- **EXERCISE BRIEF**
Repeat exactly each line of the data provided below.

- **INFORMATION PROVIDED**

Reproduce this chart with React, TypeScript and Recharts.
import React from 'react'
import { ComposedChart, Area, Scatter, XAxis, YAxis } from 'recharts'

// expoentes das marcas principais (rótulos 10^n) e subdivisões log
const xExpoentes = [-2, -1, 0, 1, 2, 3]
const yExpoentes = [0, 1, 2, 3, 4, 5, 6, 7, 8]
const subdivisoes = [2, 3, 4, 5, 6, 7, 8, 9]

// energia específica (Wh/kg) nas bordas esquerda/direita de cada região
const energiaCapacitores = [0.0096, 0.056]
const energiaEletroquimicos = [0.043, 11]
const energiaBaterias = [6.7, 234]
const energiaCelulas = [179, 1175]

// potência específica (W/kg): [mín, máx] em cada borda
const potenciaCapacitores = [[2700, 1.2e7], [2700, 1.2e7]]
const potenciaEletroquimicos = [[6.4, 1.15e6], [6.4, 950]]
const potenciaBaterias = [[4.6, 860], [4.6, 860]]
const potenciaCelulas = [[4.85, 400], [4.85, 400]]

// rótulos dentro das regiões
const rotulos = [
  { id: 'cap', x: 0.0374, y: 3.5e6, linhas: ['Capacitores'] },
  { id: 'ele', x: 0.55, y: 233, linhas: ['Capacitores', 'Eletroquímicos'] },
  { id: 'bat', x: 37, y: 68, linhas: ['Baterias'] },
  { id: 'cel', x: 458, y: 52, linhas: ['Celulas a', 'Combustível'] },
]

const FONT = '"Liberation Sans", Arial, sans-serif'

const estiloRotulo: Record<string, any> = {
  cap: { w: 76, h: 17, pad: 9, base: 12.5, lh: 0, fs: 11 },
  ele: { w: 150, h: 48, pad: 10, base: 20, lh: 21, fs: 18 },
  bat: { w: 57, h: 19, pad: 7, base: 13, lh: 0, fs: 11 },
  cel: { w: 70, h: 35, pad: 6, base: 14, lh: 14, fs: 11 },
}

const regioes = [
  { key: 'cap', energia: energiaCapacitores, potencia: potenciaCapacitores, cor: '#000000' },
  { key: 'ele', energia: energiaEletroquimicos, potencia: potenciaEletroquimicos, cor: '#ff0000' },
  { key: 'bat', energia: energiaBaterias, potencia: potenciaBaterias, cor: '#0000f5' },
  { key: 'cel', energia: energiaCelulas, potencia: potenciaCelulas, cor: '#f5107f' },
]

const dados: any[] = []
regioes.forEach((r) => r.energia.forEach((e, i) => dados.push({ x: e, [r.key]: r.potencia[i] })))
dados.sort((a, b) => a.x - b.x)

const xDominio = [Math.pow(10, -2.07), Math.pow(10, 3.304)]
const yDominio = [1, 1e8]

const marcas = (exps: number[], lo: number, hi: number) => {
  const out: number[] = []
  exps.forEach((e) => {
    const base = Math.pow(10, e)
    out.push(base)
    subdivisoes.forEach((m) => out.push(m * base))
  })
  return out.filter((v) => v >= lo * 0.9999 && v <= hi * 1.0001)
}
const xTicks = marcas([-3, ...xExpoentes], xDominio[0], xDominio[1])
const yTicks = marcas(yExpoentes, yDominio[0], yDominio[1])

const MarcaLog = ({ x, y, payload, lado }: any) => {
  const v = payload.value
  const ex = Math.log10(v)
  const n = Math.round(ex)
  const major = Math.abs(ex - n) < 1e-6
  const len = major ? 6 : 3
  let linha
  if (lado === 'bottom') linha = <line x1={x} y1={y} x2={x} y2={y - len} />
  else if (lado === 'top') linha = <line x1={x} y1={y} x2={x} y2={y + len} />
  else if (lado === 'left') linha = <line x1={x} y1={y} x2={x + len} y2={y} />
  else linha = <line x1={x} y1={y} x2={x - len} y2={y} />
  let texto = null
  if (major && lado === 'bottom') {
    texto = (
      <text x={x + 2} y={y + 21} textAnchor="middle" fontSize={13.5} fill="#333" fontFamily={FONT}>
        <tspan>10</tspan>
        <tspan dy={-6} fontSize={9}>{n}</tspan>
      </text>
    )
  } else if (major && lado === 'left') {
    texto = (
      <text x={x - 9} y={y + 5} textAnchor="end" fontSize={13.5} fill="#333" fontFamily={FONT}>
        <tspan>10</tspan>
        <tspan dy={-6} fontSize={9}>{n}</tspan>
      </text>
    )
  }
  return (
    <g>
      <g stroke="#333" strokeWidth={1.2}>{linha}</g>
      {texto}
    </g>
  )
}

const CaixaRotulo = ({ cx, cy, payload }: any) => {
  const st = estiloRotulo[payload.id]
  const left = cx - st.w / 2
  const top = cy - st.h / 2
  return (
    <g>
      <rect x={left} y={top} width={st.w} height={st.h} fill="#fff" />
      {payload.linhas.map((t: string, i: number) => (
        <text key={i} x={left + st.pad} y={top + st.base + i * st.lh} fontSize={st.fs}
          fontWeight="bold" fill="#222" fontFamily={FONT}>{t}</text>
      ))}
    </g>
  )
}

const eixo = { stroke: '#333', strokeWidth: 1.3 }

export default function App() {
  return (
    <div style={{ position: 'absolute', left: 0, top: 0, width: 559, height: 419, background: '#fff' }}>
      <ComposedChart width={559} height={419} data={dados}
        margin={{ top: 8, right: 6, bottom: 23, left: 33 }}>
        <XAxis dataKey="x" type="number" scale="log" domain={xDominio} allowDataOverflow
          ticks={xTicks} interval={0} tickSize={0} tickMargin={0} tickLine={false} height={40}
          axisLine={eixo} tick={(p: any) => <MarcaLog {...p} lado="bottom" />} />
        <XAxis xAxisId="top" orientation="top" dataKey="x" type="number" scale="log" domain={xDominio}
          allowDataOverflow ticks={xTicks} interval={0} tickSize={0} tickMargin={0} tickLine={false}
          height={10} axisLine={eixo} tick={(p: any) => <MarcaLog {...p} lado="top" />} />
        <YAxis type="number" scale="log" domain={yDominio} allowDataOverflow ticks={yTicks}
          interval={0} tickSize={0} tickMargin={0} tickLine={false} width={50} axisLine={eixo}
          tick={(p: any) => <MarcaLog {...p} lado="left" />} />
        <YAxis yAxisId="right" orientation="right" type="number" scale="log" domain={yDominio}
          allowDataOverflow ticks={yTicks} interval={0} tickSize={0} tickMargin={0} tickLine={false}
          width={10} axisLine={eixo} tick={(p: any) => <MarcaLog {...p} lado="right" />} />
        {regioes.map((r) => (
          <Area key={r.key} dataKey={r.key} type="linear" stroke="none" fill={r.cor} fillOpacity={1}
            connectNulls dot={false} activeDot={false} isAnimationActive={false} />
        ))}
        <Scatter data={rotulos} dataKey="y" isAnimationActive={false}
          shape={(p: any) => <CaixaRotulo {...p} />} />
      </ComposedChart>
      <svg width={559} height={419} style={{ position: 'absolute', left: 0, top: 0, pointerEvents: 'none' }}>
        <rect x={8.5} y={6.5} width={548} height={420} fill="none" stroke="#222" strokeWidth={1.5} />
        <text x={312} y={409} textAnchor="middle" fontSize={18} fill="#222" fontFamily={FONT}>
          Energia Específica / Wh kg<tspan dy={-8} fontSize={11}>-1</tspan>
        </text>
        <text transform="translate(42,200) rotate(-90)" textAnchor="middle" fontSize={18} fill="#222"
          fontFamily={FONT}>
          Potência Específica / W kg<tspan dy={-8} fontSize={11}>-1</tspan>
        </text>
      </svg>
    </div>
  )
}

- **RESPONSE**
Reproduce this chart with React, TypeScript and Recharts.
import React from 'react'
import { ComposedChart, Area, Scatter, XAxis, YAxis } from 'recharts'

// expoentes das marcas principais (rótulos 10^n) e subdivisões log
const xExpoentes = [-2, -1, 0, 1, 2, 3]
const yExpoentes = [0, 1, 2, 3, 4, 5, 6, 7, 8]
const subdivisoes = [2, 3, 4, 5, 6, 7, 8, 9]

// energia específica (Wh/kg) nas bordas esquerda/direita de cada região
const energiaCapacitores = [0.0096, 0.056]
const energiaEletroquimicos = [0.043, 11]
const energiaBaterias = [6.7, 234]
const energiaCelulas = [179, 1175]

// potência específica (W/kg): [mín, máx] em cada borda
const potenciaCapacitores = [[2700, 1.2e7], [2700, 1.2e7]]
const potenciaEletroquimicos = [[6.4, 1.15e6], [6.4, 950]]
const potenciaBaterias = [[4.6, 860], [4.6, 860]]
const potenciaCelulas = [[4.85, 400], [4.85, 400]]

// rótulos dentro das regiões
const rotulos = [
  { id: 'cap', x: 0.0374, y: 3.5e6, linhas: ['Capacitores'] },
  { id: 'ele', x: 0.55, y: 233, linhas: ['Capacitores', 'Eletroquímicos'] },
  { id: 'bat', x: 37, y: 68, linhas: ['Baterias'] },
  { id: 'cel', x: 458, y: 52, linhas: ['Celulas a', 'Combustível'] },
]

const FONT = '"Liberation Sans", Arial, sans-serif'

const estiloRotulo: Record<string, any> = {
  cap: { w: 76, h: 17, pad: 9, base: 12.5, lh: 0, fs: 11 },
  ele: { w: 150, h: 48, pad: 10, base: 20, lh: 21, fs: 18 },
  bat: { w: 57, h: 19, pad: 7, base: 13, lh: 0, fs: 11 },
  cel: { w: 70, h: 35, pad: 6, base: 14, lh: 14, fs: 11 },
}

const regioes = [
  { key: 'cap', energia: energiaCapacitores, potencia: potenciaCapacitores, cor: '#000000' },
  { key: 'ele', energia: energiaEletroquimicos, potencia: potenciaEletroquimicos, cor: '#ff0000' },
  { key: 'bat', energia: energiaBaterias, potencia: potenciaBaterias, cor: '#0000f5' },
  { key: 'cel', energia: energiaCelulas, potencia: potenciaCelulas, cor: '#f5107f' },
]

const dados: any[] = []
regioes.forEach((r) => r.energia.forEach((e, i) => dados.push({ x: e, [r.key]: r.potencia[i] })))
dados.sort((a, b) => a.x - b.x)

const xDominio = [Math.pow(10, -2.07), Math.pow(10, 3.304)]
const yDominio = [1, 1e8]

const marcas = (exps: number[], lo: number, hi: number) => {
  const out: number[] = []
  exps.forEach((e) => {
    const base = Math.pow(10, e)
    out.push(base)
    subdivisoes.forEach((m) => out.push(m * base))
  })
  return out.filter((v) => v >= lo * 0.9999 && v <= hi * 1.0001)
}
const xTicks = marcas([-3, ...xExpoentes], xDominio[0], xDominio[1])
const yTicks = marcas(yExpoentes, yDominio[0], yDominio[1])

const MarcaLog = ({ x, y, payload, lado }: any) => {
  const v = payload.value
  const ex = Math.log10(v)
  const n = Math.round(ex)
  const major = Math.abs(ex - n) < 1e-6
  const len = major ? 6 : 3
  let linha
  if (lado === 'bottom') linha = <line x1={x} y1={y} x2={x} y2={y - len} />
  else if (lado === 'top') linha = <line x1={x} y1={y} x2={x} y2={y + len} />
  else if (lado === 'left') linha = <line x1={x} y1={y} x2={x + len} y2={y} />
  else linha = <line x1={x} y1={y} x2={x - len} y2={y} />
  let texto = null
  if (major && lado === 'bottom') {
    texto = (
      <text x={x + 2} y={y + 21} textAnchor="middle" fontSize={13.5} fill="#333" fontFamily={FONT}>
        <tspan>10</tspan>
        <tspan dy={-6} fontSize={9}>{n}</tspan>
      </text>
    )
  } else if (major && lado === 'left') {
    texto = (
      <text x={x - 9} y={y + 5} textAnchor="end" fontSize={13.5} fill="#333" fontFamily={FONT}>
        <tspan>10</tspan>
        <tspan dy={-6} fontSize={9}>{n}</tspan>
      </text>
    )
  }
  return (
    <g>
      <g stroke="#333" strokeWidth={1.2}>{linha}</g>
      {texto}
    </g>
  )
}

const CaixaRotulo = ({ cx, cy, payload }: any) => {
  const st = estiloRotulo[payload.id]
  const left = cx - st.w / 2
  const top = cy - st.h / 2
  return (
    <g>
      <rect x={left} y={top} width={st.w} height={st.h} fill="#fff" />
      {payload.linhas.map((t: string, i: number) => (
        <text key={i} x={left + st.pad} y={top + st.base + i * st.lh} fontSize={st.fs}
          fontWeight="bold" fill="#222" fontFamily={FONT}>{t}</text>
      ))}
    </g>
  )
}

const eixo = { stroke: '#333', strokeWidth: 1.3 }

export default function App() {
  return (
    <div style={{ position: 'absolute', left: 0, top: 0, width: 559, height: 419, background: '#fff' }}>
      <ComposedChart width={559} height={419} data={dados}
        margin={{ top: 8, right: 6, bottom: 23, left: 33 }}>
        <XAxis dataKey="x" type="number" scale="log" domain={xDominio} allowDataOverflow
          ticks={xTicks} interval={0} tickSize={0} tickMargin={0} tickLine={false} height={40}
          axisLine={eixo} tick={(p: any) => <MarcaLog {...p} lado="bottom" />} />
        <XAxis xAxisId="top" orientation="top" dataKey="x" type="number" scale="log" domain={xDominio}
          allowDataOverflow ticks={xTicks} interval={0} tickSize={0} tickMargin={0} tickLine={false}
          height={10} axisLine={eixo} tick={(p: any) => <MarcaLog {...p} lado="top" />} />
        <YAxis type="number" scale="log" domain={yDominio} allowDataOverflow ticks={yTicks}
          interval={0} tickSize={0} tickMargin={0} tickLine={false} width={50} axisLine={eixo}
          tick={(p: any) => <MarcaLog {...p} lado="left" />} />
        <YAxis yAxisId="right" orientation="right" type="number" scale="log" domain={yDominio}
          allowDataOverflow ticks={yTicks} interval={0} tickSize={0} tickMargin={0} tickLine={false}
          width={10} axisLine={eixo} tick={(p: any) => <MarcaLog {...p} lado="right" />} />
        {regioes.map((r) => (
          <Area key={r.key} dataKey={r.key} type="linear" stroke="none" fill={r.cor} fillOpacity={1}
            connectNulls dot={false} activeDot={false} isAnimationActive={false} />
        ))}
        <Scatter data={rotulos} dataKey="y" isAnimationActive={false}
          shape={(p: any) => <CaixaRotulo {...p} />} />
      </ComposedChart>
      <svg width={559} height={419} style={{ position: 'absolute', left: 0, top: 0, pointerEvents: 'none' }}>
        <rect x={8.5} y={6.5} width={548} height={420} fill="none" stroke="#222" strokeWidth={1.5} />
        <text x={312} y={409} textAnchor="middle" fontSize={18} fill="#222" fontFamily={FONT}>
          Energia Específica / Wh kg<tspan dy={-8} fontSize={11}>-1</tspan>
        </text>
        <text transform="translate(42,200) rotate(-90)" textAnchor="middle" fontSize={18} fill="#222"
          fontFamily={FONT}>
          Potência Específica / W kg<tspan dy={-8} fontSize={11}>-1</tspan>
        </text>
      </svg>
    </div>
  )
}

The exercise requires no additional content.